Мураками: Я не заметил.
После красивого мгновения тишины – словно струнные затаили дыхание – последовательно начинается знаменитая эффектная тема [4.52]. Пожалуй, это самый известный фрагмент. Соло валторны во вступлении очень важно для ввода основной темы.
Мураками: Теперь послушаем отредактированную версию. Начнем с раскатов литавр.
Звучит первое соло валторны.
Одзава: Вот первая валторна, вторая, затем снова первая, и снова вторая. Видите, совсем не слышно, как переводят дыхание.
Мураками: Действительно не слышно.
Одзава: А вот и флейта. Один такт первая флейта, а вот вторая. Затем первая, потом вторая. В этом месте в начальной версии музыкант резко вдохнул со свистом. Слышно, как он переводит дыхание. Флейтисты используют дыхание активнее валторнистов. Вот почему этот эпизод заменили.
Мураками: Ничего себе… Вот оно что. Все-таки такие тонкости любителю не под силу. И ведь совершенно незаметно.
Звучит фрагмент, где после ансамбля духовых снова вступает соло валторны.
Одзава: Слышите, валторна звучит мягче?
Мураками: Да, звук теперь более мягкий.

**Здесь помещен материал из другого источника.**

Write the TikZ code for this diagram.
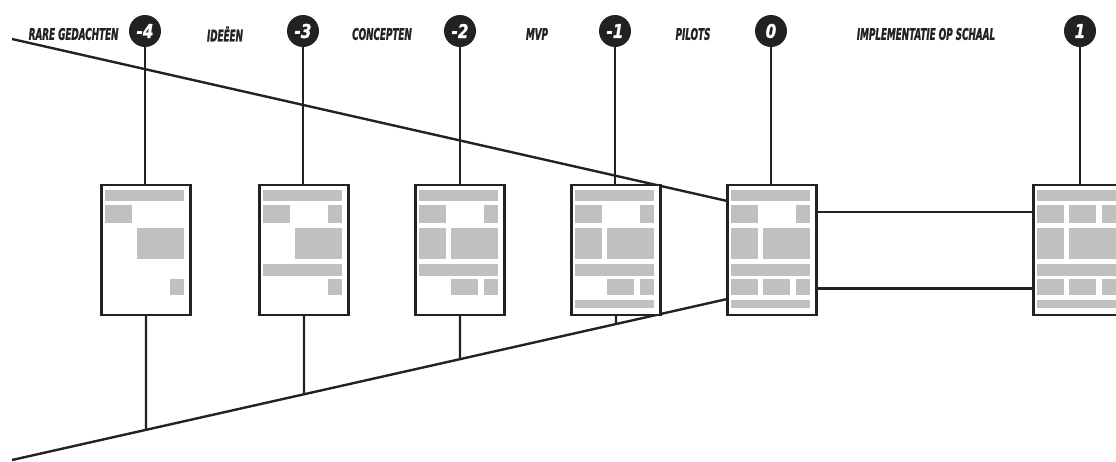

Разница очевидна. Там звучание было мощным, а здесь – осторожнее, глубже.
Брамс умело использует валторну – будто приглашает слушателя в чащу немецкого леса, открывает нам грани своего духовного мира. На фоне валторны литавры звучат тихо, но неустанно, словно в ожидании чего-то особенного бьется пульс. Ценнейший фрагмент – не удивительно, что его так тщательно редактировали.
Одзава: К соло постепенно присоединяются другие инструменты.
Мураками: Хорошо слышны струнные.
Одзава: Да.
Заканчивается вступление, звучит недавняя красивая тема. Мелодия, к которой невольно хочется написать слова.
Мураками: Редактирование фрагмента с валторной уравновесило исполнение, свело его воедино. Похоже, новая версия действительно лучше первоначальной. Но только если прислушиваться… Не более того. Думаю, первый вариант тоже прекрасен, и, если бы не вы, я вряд ли бы что-то заметил. Проводя параллель с текстом, это – всего лишь нюанс, мелкая замена прилагательного, которая так и останется незаметной для большинства. Но какая поразительная техника редактирования. Звучит, будто так и было.